Size dependence, stability, and a transition to buckling in model reverse bilayers

TL;DR

This study uses Molecular Dynamics simulations to explore how size affects the stability, transition, and buckling behavior of model reverse bilayers made of surfactant dimers, revealing a discontinuous transition to a floppy, buckling state with negative tension.

Contribution

It provides new insights into size-dependent stability, the nature of the transition to buckling, and the modification of capillary wave behavior in model bilayers.

Findings

Transition to floppy state is abrupt and discontinuous.

Lateral tension becomes negative in the buckling state.

Finite size influences apparent rigidity and surface tension.

Abstract

Molecular Dynamics simulations of a model bilayer made of surfactant dimers in a Lennard-Jones solvent are reported for three sizes of the systems up to an area of $100\sigma \times 100\sigma$ and for a large interval of specific areas:from hole formation under tension to the floppy state of a compressed bilayer.
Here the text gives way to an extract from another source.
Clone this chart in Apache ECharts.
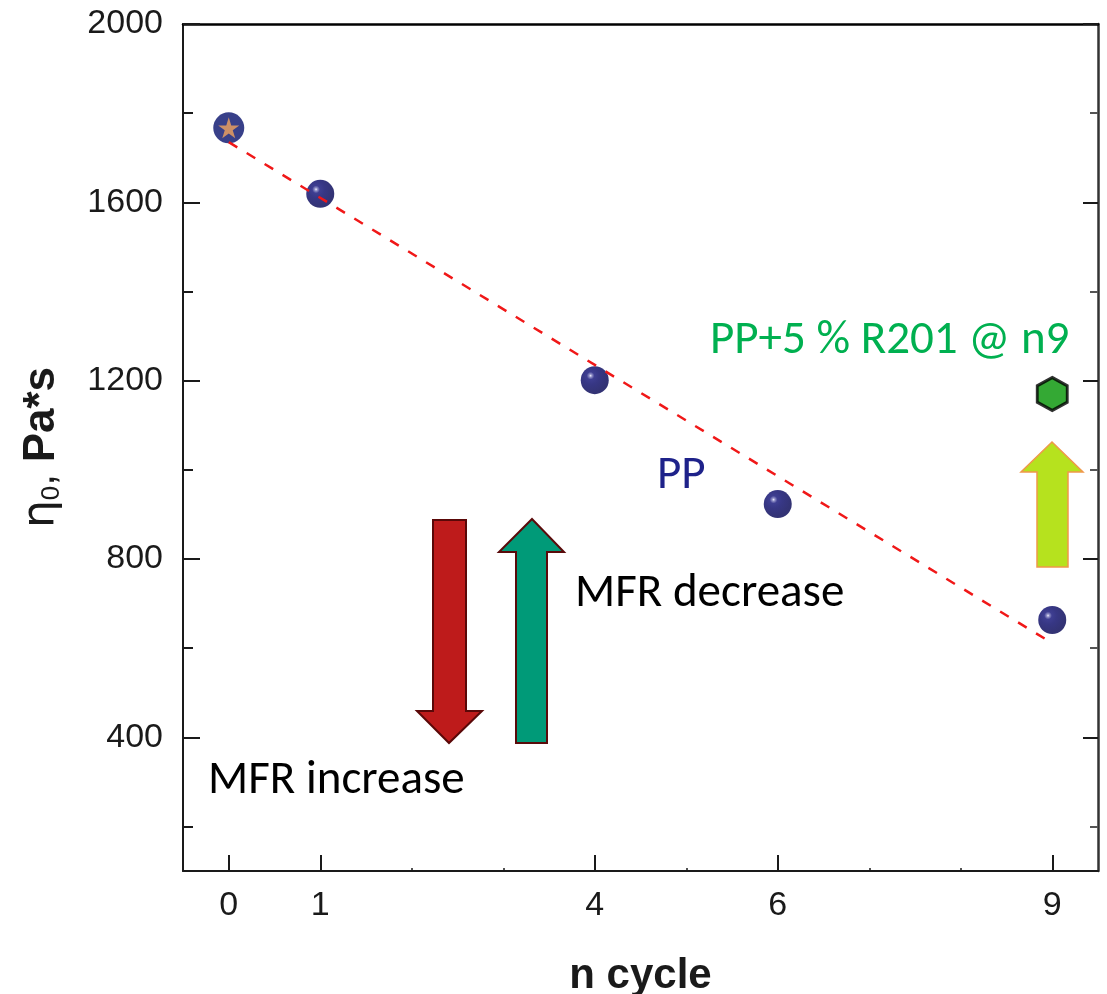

The transition to the floppy state appears quite abrupt and discontinuous; in the floppy state the lateral tension is negative. Lateral tension and the structure factor were determined for all 3 sizes and all areas; the apparent rigidity constant and apparent surface tension are determined and correlated with the specific area and the finite size. The replacement of the $1/q^2$ capillary-wave divergence by a pole is accounted for and explained. The derivative of the lateral tension jumps from a high value in a flat bilayer to a low value in the floppy, rough, and buckling state, where the tension itself is negative.